Put these things together – as well as the fact that Formula 1 as a company is based in London – and it’s easy to see the effect that this simple loop of asphalt in rural Northamptonshire has had on the sport.
Silverstone is a place where history has been made and where all the great champions have won. And not always in the most conventional fashion. At the 1998 Silverstone race, McLaren’s Mika Hakkinen and Ferrari’s Michael Schumacher were battling for the win in torrid weather conditions. A mistake from the Finn allowed the German through to the lead, but after picking up a 10-second stop-go penalty (for passing Alex Wurz behind the safety car) his win was anything but certain. In the most cunning victory in Formula 1 history, Schumacher came in to take his penalty on the final lap – crucially, after he had crossed the finish line in the pits. He subsequently took his penalty, but the timing screen had already recognised the German as the winner. No action was taken post-race, meaning the Ferrari driver won the only race in F1 history that was decided in the pits. But Silverstone wasn’t always kind to Schumacher: the following year he crashed heavily at Stowe Corner and broke his leg, keeping him out of the cockpit for the next 98 days. Silverstone is all about speed and G forces, meaning that any accident on the flat-out track is unlikely to be a small one.

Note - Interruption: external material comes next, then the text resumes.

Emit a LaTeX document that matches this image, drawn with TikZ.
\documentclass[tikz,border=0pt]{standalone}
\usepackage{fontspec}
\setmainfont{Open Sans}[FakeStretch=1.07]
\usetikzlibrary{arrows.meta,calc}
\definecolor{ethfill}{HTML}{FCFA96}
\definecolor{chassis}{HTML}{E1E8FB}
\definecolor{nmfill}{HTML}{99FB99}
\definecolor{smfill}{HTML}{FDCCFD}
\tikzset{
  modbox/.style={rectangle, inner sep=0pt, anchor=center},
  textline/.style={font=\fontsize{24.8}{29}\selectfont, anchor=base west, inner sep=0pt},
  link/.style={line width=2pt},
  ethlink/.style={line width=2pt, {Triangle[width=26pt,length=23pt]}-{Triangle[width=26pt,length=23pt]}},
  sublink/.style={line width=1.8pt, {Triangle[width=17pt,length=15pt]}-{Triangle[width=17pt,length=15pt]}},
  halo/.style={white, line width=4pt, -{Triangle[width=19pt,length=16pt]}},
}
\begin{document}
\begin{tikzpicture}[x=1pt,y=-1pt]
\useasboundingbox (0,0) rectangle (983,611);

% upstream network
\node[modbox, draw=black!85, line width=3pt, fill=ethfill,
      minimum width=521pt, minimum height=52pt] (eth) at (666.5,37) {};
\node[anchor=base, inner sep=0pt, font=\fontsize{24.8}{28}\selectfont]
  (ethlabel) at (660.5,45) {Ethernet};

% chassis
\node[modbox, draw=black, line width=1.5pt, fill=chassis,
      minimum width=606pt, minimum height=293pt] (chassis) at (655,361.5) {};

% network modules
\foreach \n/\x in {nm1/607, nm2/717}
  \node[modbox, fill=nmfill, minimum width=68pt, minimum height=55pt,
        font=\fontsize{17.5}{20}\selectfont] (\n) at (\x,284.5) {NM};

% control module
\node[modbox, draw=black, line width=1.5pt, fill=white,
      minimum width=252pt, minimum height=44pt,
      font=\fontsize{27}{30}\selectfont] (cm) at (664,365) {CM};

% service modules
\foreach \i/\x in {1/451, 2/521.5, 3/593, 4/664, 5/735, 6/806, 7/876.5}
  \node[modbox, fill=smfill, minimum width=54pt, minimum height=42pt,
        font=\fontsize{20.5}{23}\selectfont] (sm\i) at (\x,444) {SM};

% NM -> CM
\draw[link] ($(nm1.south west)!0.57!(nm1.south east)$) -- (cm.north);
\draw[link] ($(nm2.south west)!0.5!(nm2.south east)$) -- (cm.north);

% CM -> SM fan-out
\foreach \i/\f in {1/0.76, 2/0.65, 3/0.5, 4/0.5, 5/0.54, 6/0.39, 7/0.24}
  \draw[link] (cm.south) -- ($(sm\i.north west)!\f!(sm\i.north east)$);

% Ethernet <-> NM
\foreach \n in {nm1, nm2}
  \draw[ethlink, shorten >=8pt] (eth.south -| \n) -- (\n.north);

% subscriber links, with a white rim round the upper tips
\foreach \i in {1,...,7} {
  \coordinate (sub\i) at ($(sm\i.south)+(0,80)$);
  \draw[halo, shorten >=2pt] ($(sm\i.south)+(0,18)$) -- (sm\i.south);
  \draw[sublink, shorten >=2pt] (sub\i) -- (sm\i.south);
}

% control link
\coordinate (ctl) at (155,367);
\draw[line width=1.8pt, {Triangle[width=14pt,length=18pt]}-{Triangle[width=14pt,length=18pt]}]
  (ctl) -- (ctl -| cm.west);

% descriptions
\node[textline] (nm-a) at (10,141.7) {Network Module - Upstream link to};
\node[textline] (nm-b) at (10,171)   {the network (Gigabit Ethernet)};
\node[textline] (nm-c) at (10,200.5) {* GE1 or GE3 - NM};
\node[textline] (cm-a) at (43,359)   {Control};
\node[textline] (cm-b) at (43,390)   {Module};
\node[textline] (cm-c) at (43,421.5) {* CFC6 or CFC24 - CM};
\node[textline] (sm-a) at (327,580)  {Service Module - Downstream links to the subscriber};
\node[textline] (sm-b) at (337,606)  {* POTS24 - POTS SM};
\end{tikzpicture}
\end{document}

On the subject of Schumacher, he holds an impressive record jointly with Hamilton: for the most wins (eight) at the same Grand Prix. Schumacher regularly won the French Grand Prix at Magny-Cours between 1994 and 2004, while Hamilton has proven virtually unbeatable at the Hungarian Grand Prix in his 14-year F1 career to date. Now, Hamilton has a chance to equal his Hungarian benchmark at home by making it eight wins at Silverstone too, having won the race for the seventh time last year.

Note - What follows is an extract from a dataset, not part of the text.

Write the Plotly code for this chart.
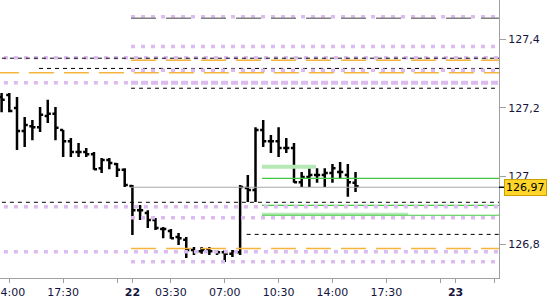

Hamilton was aged just 12 when he first met McLaren team principal Ron Dennis, at the annual Autosport Awards dinner in London. An up-and-coming karter, he marched over to Dennis and said ‘I want to drive for you’ in 1995. Not long afterwards he became the youngest-ever driver to sign a management deal with a Formula 1 team, and in 2007 he made his Formula 1 debut – claiming his first Silverstone win just one year later.
Hamilton is now the most successful driver in the history of the sport but definitely on the back foot at the moment when it comes to this year’s championship. Having signed a new two-year deal with Mercedes and in front of his adoring home crowd, can he turn the tide at Silverstone this weekend?